The number of British Columbians in hospital with the novel coronavirus has fallen to an 11-week low.
Just 26 people who have tested positive for COVID-19 remain in hospitals, officials announced Thursday — the lowest number since March 20.
Six of those patients are in intensive care.
The province announced nine additional cases of COVID-19 Thursday, and no new deaths.
Five of the cases were new within the last 24 hours, and determined through testing, while four are “epidemiologically-linked” cases.
Those cases, provincial health officer Dr. Bonnie Henry explained, are people who were in close contact with someone who tested positive, and developed symptoms, but never received a test.
Henry said the province has been tracking such cases since the start of its Phase 2 plan on May 19, and that all four epidemiologically-linked cases have since recovered.
As of Thursday, more than 86 per cent of B.C.’s 2,632 patients have recovered, while the province’s death toll stands at 166.
There were no new cases or new deaths in residential care facilities, Thursday.
However, province has confirmed one new community outbreak at the Beresford Warming Shelter, a facility for the homeless in Burnaby.
Henry said “most” of the three cases involved staff members, and that Fraser Health was investigating.

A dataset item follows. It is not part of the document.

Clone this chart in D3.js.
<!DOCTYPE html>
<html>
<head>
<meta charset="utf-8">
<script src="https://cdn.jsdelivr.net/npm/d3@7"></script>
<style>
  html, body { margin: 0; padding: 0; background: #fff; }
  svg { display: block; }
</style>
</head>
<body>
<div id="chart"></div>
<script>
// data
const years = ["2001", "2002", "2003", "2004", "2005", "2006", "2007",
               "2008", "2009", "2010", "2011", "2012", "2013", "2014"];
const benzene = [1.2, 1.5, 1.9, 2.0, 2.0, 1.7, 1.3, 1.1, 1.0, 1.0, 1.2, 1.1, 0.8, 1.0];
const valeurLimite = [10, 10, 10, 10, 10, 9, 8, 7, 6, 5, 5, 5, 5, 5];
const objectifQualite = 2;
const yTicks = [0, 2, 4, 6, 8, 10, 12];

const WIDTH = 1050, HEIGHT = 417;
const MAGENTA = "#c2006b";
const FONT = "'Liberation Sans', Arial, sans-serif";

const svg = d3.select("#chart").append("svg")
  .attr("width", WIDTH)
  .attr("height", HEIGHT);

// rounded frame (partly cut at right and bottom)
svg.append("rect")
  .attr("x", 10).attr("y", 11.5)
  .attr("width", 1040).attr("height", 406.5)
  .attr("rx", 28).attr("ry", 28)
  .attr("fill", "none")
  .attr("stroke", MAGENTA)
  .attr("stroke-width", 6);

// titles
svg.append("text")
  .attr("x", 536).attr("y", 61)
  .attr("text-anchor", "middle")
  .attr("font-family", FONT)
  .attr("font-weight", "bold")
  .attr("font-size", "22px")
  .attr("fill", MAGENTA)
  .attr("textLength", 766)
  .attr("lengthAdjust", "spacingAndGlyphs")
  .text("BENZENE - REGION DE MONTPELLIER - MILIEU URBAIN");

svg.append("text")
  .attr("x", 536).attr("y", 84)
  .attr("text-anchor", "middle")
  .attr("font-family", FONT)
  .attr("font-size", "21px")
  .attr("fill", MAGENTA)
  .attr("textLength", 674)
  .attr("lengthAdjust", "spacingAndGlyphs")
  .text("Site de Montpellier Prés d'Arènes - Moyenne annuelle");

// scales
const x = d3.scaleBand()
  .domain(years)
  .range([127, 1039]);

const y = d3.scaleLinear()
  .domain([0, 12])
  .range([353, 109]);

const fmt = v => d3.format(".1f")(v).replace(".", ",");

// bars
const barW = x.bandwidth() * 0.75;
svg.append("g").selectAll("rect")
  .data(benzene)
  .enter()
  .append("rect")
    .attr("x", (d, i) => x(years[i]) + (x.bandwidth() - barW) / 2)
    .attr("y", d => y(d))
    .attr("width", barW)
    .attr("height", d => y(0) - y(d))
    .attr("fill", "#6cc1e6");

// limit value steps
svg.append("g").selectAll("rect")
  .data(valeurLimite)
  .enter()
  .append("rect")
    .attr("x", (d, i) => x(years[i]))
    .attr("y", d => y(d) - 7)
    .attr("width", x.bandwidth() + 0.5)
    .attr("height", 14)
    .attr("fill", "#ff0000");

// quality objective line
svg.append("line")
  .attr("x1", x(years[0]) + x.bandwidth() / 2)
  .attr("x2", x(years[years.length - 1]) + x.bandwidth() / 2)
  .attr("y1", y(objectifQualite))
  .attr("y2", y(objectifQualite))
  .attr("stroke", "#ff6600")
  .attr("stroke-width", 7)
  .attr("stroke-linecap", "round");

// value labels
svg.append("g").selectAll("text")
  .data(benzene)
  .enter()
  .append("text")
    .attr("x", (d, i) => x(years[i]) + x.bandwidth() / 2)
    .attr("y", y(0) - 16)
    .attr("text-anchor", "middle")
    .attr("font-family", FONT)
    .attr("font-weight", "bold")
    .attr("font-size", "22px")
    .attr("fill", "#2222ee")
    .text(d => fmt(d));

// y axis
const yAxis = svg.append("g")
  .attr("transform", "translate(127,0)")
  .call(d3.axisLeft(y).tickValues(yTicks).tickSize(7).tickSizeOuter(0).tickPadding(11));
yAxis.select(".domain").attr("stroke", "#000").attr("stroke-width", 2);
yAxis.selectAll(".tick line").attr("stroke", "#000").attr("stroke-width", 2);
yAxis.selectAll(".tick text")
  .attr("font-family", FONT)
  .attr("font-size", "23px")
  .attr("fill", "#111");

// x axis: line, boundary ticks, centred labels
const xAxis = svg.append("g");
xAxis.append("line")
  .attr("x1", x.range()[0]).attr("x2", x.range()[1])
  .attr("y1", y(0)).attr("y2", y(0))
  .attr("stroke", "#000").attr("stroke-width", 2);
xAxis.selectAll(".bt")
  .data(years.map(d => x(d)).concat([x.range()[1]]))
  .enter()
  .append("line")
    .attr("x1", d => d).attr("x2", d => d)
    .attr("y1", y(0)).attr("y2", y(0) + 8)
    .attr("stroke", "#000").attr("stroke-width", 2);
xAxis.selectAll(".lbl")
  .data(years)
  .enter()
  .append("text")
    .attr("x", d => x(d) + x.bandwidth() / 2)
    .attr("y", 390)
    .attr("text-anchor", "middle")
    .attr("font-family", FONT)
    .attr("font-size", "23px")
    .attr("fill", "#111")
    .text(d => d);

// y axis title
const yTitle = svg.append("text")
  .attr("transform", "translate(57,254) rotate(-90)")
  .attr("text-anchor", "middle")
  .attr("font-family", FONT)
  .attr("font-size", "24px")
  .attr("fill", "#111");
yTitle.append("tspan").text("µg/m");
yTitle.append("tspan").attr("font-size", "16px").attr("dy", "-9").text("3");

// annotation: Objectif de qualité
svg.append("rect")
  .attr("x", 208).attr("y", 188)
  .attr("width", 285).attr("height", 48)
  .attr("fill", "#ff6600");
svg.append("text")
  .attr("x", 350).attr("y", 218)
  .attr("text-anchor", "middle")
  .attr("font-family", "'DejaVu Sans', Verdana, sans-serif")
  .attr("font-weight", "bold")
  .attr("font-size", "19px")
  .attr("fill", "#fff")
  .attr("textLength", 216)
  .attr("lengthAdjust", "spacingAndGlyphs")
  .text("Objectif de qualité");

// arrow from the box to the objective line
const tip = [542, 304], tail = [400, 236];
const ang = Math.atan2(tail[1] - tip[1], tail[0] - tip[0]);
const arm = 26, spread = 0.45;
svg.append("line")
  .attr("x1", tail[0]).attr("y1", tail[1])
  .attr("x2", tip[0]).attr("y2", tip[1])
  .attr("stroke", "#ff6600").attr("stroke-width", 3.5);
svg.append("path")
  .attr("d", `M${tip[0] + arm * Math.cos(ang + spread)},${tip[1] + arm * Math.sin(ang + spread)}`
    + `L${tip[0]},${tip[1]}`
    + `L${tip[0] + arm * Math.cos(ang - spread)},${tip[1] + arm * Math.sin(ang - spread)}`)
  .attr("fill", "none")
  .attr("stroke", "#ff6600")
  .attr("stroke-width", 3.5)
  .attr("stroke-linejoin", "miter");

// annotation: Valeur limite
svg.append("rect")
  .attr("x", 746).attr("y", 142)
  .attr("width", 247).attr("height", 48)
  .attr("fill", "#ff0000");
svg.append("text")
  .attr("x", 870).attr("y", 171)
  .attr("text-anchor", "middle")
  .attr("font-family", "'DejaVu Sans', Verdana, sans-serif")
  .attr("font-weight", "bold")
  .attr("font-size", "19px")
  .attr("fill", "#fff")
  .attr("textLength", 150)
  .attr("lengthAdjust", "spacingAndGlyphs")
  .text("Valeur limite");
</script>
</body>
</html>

The province continues to chip away at a backlog of about 30,000 scheduled surgeries that were cancelled earlier this spring to free up hospital beds for a possible surge in COVID-19 cases.
Health Minister Adrian Dix said hospitals performed more than 5,000 surgeries this week.
However, the province has made little progress in the last two weeks in implementing its order barring health-care staff from working at multiple facilities.
Thirty-three facilities, accounting for 383 workers, have yet to implement the order, said Dix.
B.C. health officials also unveiled new epidemic modelling, Thursday.
Earlier Thursday, the federal government announced a new one-time, $300 COVID-19 support payment for seniors in July.
New federal modelling on Thursday also projected up to 9,400 coronavirus deaths nationally by mid-June.
That death toll remains heavily driven by fatalities in Ontario and Quebec.